▶ _TO DO_: Write out, word for word, every line from the first one through the line that holds "import plotly.graph_objects as go", and nothing else; skip the pictures.

▶ _SOURCE MATERIAL_:

○ ○ ○

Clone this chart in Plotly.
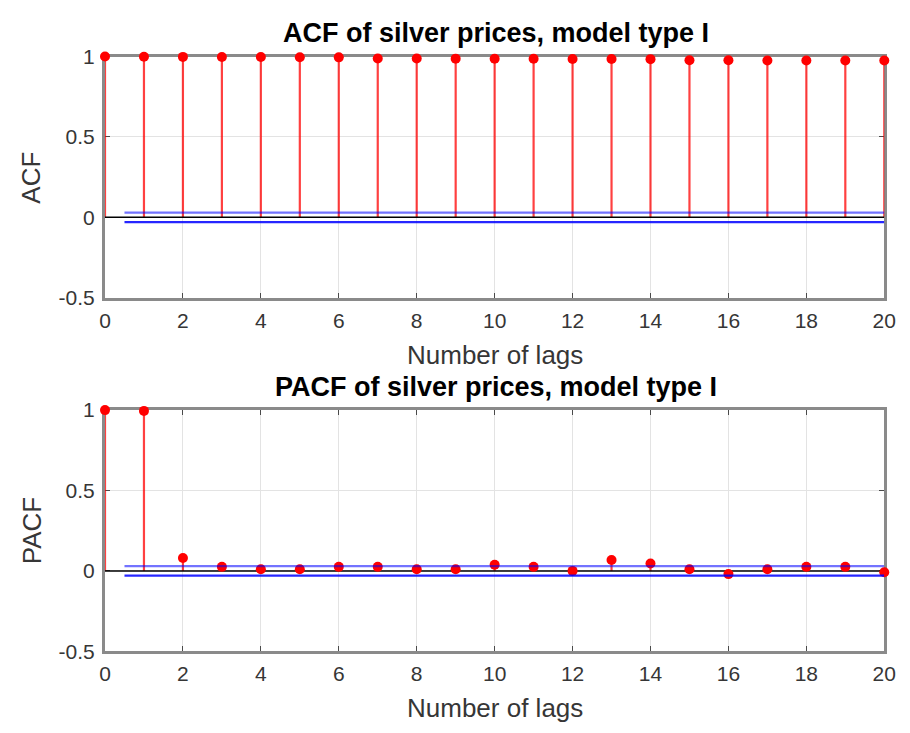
import plotly.graph_objects as go

lags = list(range(21))
acf_vals = [1.000, 0.999, 0.998, 0.997, 0.997, 0.996, 0.995, 0.988, 0.988, 0.987,
            0.986, 0.986, 0.985, 0.985, 0.984, 0.977, 0.977, 0.976, 0.976, 0.975, 0.975]
pacf_vals = [1.000, 0.995, 0.080, 0.025, 0.010, 0.010, 0.025, 0.025, 0.010, 0.010,
             0.038, 0.025, 0.000, 0.068, 0.046, 0.010, -0.020, 0.010, 0.025, 0.025, -0.008]
conf_bound = 0.03
conf_x = [0.5, 20]
x_ticks = [0, 2, 4, 6, 8, 10, 12, 14, 16, 18, 20]
y_ticks = [-0.5, 0, 0.5, 1]
titles = ["ACF of silver prices, model type I", "PACF of silver prices, model type I"]
ylabels = ["ACF", "PACF"]
xlabel = "Number of lags"

W, H = 910, 733
FONT = "Liberation Sans, Arial, sans-serif"
TXT = "#363636"
FRAME = "#8a8a8a"

# panel pixel boxes (left, top, right, bottom)
panels = [(101, 46, 896, 295), (101, 411, 896, 660)]
title_y = [19, 384]
xlabel_y = [351, 716]

fig = go.Figure()

def px_x(p):
    return p / W

def px_y(p):
    return 1 - p / H

for i, (vals, (l, t, r, b)) in enumerate(zip([acf_vals, pacf_vals], panels)):
    xa = "x" if i == 0 else "x2"
    ya = "y" if i == 0 else "y2"
    # stems
    sx, sy = [], []
    for lag, v in zip(lags, vals):
        sx += [lag, lag, None]
        sy += [0, v, None]
    fig.add_trace(go.Scatter(x=sx, y=sy, mode="lines", xaxis=xa, yaxis=ya,
                             line=dict(color="rgba(255,0,0,0.75)", width=2.2),
                             cliponaxis=False,
                             hoverinfo="skip", showlegend=False))
    # zero line
    fig.add_trace(go.Scatter(x=[0, 20], y=[0, 0], mode="lines", xaxis=xa, yaxis=ya,
                             line=dict(color="black", width=1.5),
                             hoverinfo="skip", showlegend=False))
    # markers
    fig.add_trace(go.Scatter(x=lags, y=vals, mode="markers", xaxis=xa, yaxis=ya,
                             marker=dict(color="red", size=10, line=dict(width=0)),
                             cliponaxis=False, showlegend=False))
    # confidence bounds
    for sgn, op in [(1, 0.55), (-1, 0.85)]:
        fig.add_trace(go.Scatter(x=conf_x, y=[sgn * conf_bound] * 2, mode="lines",
                                 xaxis=xa, yaxis=ya,
                                 line=dict(color=f"rgba(0,0,255,{op})", width=2.2),
                                 hoverinfo="skip", showlegend=False))

    axis_common = dict(showline=True, linecolor=FRAME, linewidth=3, mirror="ticks",
                       ticks="inside", ticklen=5, tickwidth=1.2, tickcolor="#4a4a4a",
                       showgrid=True, gridcolor="#e3e3e3", gridwidth=1,
                       zeroline=False, layer="below traces",
                       tickfont=dict(family=FONT, size=21, color=TXT))
    xkey = "xaxis" if i == 0 else "xaxis2"
    ykey = "yaxis" if i == 0 else "yaxis2"
    fig.update_layout(**{
        xkey: dict(domain=[px_x(l), px_x(r)], range=[0, 20], tickvals=x_ticks,
                   anchor=ya, ticklabelstandoff=2, **axis_common),
        ykey: dict(domain=[px_y(b), px_y(t)], range=[-0.5, 1], tickvals=y_ticks,
                   ticktext=["-0.5", "0", "0.5", "1"], anchor=xa,
                   ticklabelstandoff=3, **axis_common),
    })
    cx = (l + r) / 2
    fig.add_annotation(text=f"<b>{titles[i]}</b>", x=px_x(cx + 1), y=px_y(title_y[i] + 3),
                       xref="paper", yref="paper", showarrow=False,
                       xanchor="center", yanchor="middle",
                       font=dict(family=FONT, size=27, color="black"))
    fig.add_annotation(text=xlabel, x=px_x(cx), y=px_y(xlabel_y[i] + 3),
                       xref="paper", yref="paper", showarrow=False,
                       xanchor="center", yanchor="middle",
                       font=dict(family=FONT, size=26, color=TXT))
    fig.add_annotation(text=ylabels[i], x=px_x(26), y=px_y((t + b) / 2),
                       xref="paper", yref="paper", showarrow=False, textangle=-90,
                       xanchor="center", yanchor="middle",
                       font=dict(family=FONT, size=26, color=TXT))

fig.update_layout(width=W, height=H, margin=dict(l=0, r=0, t=0, b=0),
                  paper_bgcolor="white", plot_bgcolor="white", showlegend=False)

fig.write_html("out.html")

○ ○ ○

▶ _FINAL ANSWER_:
Clone this chart in Plotly.
import plotly.graph_objects as go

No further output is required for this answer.